Women throw books of poetry to him and propose marriage in dozens of letters each week. Fan clubs pay tribute to him throughout Western Europe. He has starred in two hit movies, one of them about himself, and earned more money ($10 million) than it cost to build the Spanish Armada. In July, he became the fourth matador in this century to be allowed to spare the life of his bull. In August, he became the first in history to fight 31 corridas in one month. And, barring illness or injury, by this time next month the mop-haired lad who calls himself “El Cordobés” will have killed more bulls and been awarded more of their ears in more fights before more people in one year than any other bullfighter who ever lived.

“A taurine odyssey,” proclaimed one Madrid newspaper this month, and to his flocks of worshipers, some of whom have paid $65 a seat to watch him, the 29-year-old El Cordobés is the most exciting bullfighter who ever strode the sands. Brushing his great shock of sandy hair out of his eyes, he dances in front of the bull’s horns, pulls its tail, turns his back on it, and usually manages to smear its blood all over himself.
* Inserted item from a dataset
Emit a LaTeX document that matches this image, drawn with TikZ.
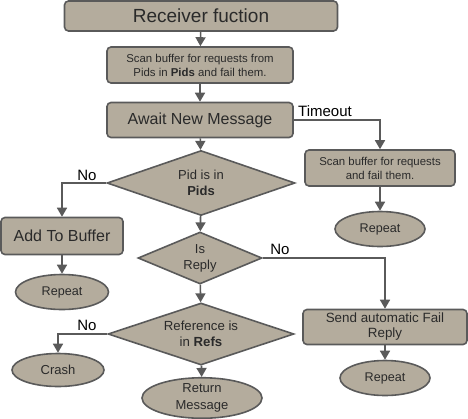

If the bull won’t charge him, he charges the bull; and to keep things exciting, he will receive the bull standing up, on his knees and even sitting down. He has been gored 18 times. “He’s the Picasso of the ring,” exults one admirer. “He’s finding fantastic new ways of expressing himself.”

Sixteen Stabs. Yet, to true aficionados of the world’s only blood art, El Cordobés is the death of the afternoon. “He’s like Chubby Checker playing Bach,” sniffs one ardent detractor. “It’s pop bullfighting.”

His vulgarity is only a minor concern of the critics; what shocks them is that, unlike Picasso, he has never really learned the tools of his trade. He handles the cape like a housewife flapping a bed sheet and uses the bright red muleta as if he were flagging down a train. Worst of all, he is so inept with the sword that about the only way he can be sure of killing the bull is to shoot it. He had to stab one bull 16 times this month before it would die, and twice within the past two weeks he has heard the rare warning of a bugle signaling that his allotted time for the kill had nearly expired. So badly did he butcher his opponents at one major fight this year that he needed police protection from the enraged crowd.

More often, however, the crowd ignores his faults and cheers him for all it is worth. “The most interesting thing about El Cordobés’ bullfights is the crowd,” says AntÓnio DÍaz-Cañabate, one of Spain’s most fastidious critics. “They don’t care at all about bullfighting. They want to go mad in the physical presence of a fetish.”

Sex Symbol. And a fetish is what El Cordobés is. An orphan named Manuel Benitez who grew up on the streets of Cordoba and broke into bullfighting the hard way—by jumping into the Madrid ring from his seat in the stands—he is every Spaniard’s dream of the poor boy who made good. He owns four ranches, a fleet of Mercedes and a six-seat private plane, and is building a seven-story hotel in Cordoba. With his serious young face, battered body and brilliant white smile, he has also become Spain’s leading sex symbol, its contribution to the international beat generation.

To the alarm of dedicated aficionados, El Cordobés’ success has encouraged a group of imitators who threaten to transform bullfighting from a dramatic and highly emotional art into a crazy circus act. His imitators are even worse than he is. Significantly, one of them calls himself “The Disaster,” another “The Assassin,” and a third, whose outlandish caricature of the El Cordobés style has brought him warnings by bullfight authorities, fights under the name of “Little Banana.” Last month at a town just outside Madrid, one young apprentice tried to introduce a new dimension to bullfighting by parachuting into the arena from a plane. Fortunately, he missed the bullring and landed in a garbage dump two miles away.